The reason why we mourn the loss of the old, regional ITV is less about the disappearance of brand names like Westcountry, and more the disappearance of the regional arts programmes. Tony Wilson and Granada were always strong supporters of local bands on Granada, and you'd often find half-hours worth of music shows popping up on the far side of the News At Ten in the region, clips in Granada Reports and gigs promoted by the company to film footage to fill the airtime. This, Then, is Then, from one of them:


Happy Birthday, Tim Burgess

Continuing a scattering of 40th anniversaralia, this is How High, live at the Sheffield Octagon last December. Tim is the small pixely one with his arms out:


Tim Burgess and his knickers

Continuing our all-day celebration of the boy Burgess at 40, here Tim talks about his favourite objects.
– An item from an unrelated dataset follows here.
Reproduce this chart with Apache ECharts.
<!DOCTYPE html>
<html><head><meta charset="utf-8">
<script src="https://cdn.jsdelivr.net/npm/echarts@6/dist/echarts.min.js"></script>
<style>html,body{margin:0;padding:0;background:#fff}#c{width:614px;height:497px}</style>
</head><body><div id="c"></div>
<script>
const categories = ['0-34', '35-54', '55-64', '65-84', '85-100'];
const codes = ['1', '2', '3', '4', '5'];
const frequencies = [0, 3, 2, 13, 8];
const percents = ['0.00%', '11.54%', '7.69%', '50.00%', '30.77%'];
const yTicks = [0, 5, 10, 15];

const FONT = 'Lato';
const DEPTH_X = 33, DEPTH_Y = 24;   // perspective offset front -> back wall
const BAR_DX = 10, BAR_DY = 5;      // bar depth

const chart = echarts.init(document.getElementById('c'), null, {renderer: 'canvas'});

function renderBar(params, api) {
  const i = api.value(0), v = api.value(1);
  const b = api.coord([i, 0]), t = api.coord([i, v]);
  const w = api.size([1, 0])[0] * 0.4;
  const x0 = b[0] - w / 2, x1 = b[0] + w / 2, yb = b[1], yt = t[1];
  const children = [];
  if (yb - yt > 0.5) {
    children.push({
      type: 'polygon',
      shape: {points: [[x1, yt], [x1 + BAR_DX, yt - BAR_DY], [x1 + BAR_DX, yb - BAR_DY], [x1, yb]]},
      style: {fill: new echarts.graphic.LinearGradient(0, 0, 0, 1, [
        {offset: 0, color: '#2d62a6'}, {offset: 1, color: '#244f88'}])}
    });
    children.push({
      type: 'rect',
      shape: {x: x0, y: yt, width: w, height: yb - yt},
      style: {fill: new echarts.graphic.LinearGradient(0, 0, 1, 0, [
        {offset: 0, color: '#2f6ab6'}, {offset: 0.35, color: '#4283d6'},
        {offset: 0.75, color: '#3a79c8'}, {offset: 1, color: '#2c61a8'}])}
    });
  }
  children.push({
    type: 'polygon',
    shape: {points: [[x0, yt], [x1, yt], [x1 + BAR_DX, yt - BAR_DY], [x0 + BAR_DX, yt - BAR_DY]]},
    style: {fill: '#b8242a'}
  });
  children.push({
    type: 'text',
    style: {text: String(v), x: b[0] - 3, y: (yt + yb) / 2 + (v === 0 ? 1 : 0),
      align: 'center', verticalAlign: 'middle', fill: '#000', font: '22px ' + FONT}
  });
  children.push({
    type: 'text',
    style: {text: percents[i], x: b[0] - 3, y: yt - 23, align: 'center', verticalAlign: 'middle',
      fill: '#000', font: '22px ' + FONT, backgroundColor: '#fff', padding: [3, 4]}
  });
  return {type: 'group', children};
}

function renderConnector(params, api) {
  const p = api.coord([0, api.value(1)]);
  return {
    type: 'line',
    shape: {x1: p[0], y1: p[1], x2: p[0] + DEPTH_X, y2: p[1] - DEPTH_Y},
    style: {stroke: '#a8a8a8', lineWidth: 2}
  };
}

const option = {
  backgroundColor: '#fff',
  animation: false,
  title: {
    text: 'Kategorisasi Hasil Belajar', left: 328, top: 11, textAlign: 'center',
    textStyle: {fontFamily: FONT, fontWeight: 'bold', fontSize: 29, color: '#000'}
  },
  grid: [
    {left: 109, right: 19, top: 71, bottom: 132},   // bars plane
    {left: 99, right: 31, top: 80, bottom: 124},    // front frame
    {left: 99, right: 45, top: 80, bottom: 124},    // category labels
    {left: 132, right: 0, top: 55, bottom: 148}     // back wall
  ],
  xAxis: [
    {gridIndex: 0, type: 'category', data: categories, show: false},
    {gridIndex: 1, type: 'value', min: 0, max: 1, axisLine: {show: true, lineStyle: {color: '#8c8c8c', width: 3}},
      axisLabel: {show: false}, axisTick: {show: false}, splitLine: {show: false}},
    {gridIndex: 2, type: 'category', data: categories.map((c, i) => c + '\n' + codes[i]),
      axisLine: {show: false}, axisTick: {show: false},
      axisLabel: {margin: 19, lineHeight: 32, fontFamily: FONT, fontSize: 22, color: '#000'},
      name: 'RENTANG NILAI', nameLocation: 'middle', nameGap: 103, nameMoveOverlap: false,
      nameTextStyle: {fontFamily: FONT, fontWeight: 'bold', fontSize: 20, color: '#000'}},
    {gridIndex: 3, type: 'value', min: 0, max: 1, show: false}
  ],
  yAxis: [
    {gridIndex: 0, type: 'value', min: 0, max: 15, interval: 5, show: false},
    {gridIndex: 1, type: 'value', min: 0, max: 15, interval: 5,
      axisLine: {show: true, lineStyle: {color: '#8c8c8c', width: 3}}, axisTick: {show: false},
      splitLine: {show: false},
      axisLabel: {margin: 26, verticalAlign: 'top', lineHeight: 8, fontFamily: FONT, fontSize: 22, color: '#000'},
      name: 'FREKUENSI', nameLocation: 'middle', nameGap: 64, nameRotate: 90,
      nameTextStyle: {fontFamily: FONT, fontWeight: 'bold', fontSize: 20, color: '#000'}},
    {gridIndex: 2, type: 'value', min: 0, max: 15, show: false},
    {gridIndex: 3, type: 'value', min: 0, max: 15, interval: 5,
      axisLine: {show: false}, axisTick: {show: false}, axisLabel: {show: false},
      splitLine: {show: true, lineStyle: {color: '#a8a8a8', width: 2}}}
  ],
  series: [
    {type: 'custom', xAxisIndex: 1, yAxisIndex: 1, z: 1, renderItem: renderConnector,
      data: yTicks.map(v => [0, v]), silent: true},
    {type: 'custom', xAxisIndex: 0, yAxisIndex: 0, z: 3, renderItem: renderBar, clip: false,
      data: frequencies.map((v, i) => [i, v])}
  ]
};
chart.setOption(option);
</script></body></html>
Embed and breakfast man: Happy Birthday, Tim Burgess

Tim Burgess was born - not on Christmas Day at all, but May 30th, 1967. Just one day after Noel Gallagher. To celebrate, we're going to speckle today's postings with some glorious Tim action. As you do. (With, obviously, apologies to those of you who hate The Charlatans.)

First, Tellin' Stories, live at the 2006 T in The Park:



Today's other Tim-related videos:
Tim Burgess reveals his underwear in a Guardian interview
How High - Sheffield Octagon, 2006
Then on Granada TV, 1990s
A Town Called Malice - The Charlatans with Paul Weller in Manchester, 2007
Tim plays Manchester Charades for a Virgin Mobile promo


Thursday, April 19, 2007

Blackened Blue Eyes before Behind Blue Eyes

The Who's summer UK tour suddenly looks a little more attractive: The Charlatans are going to be support for Swansea and Wembley.


Thursday, February 27, 2003

Is It Sophie Ellis Bextor?

So, Tim Burgess has used the web to prove the Charlatans aren't dead. But the lyric he posted - "who is the girl in the tight black dress, who can press all your buttons, pretending she's a princess..." - who can he be talking about?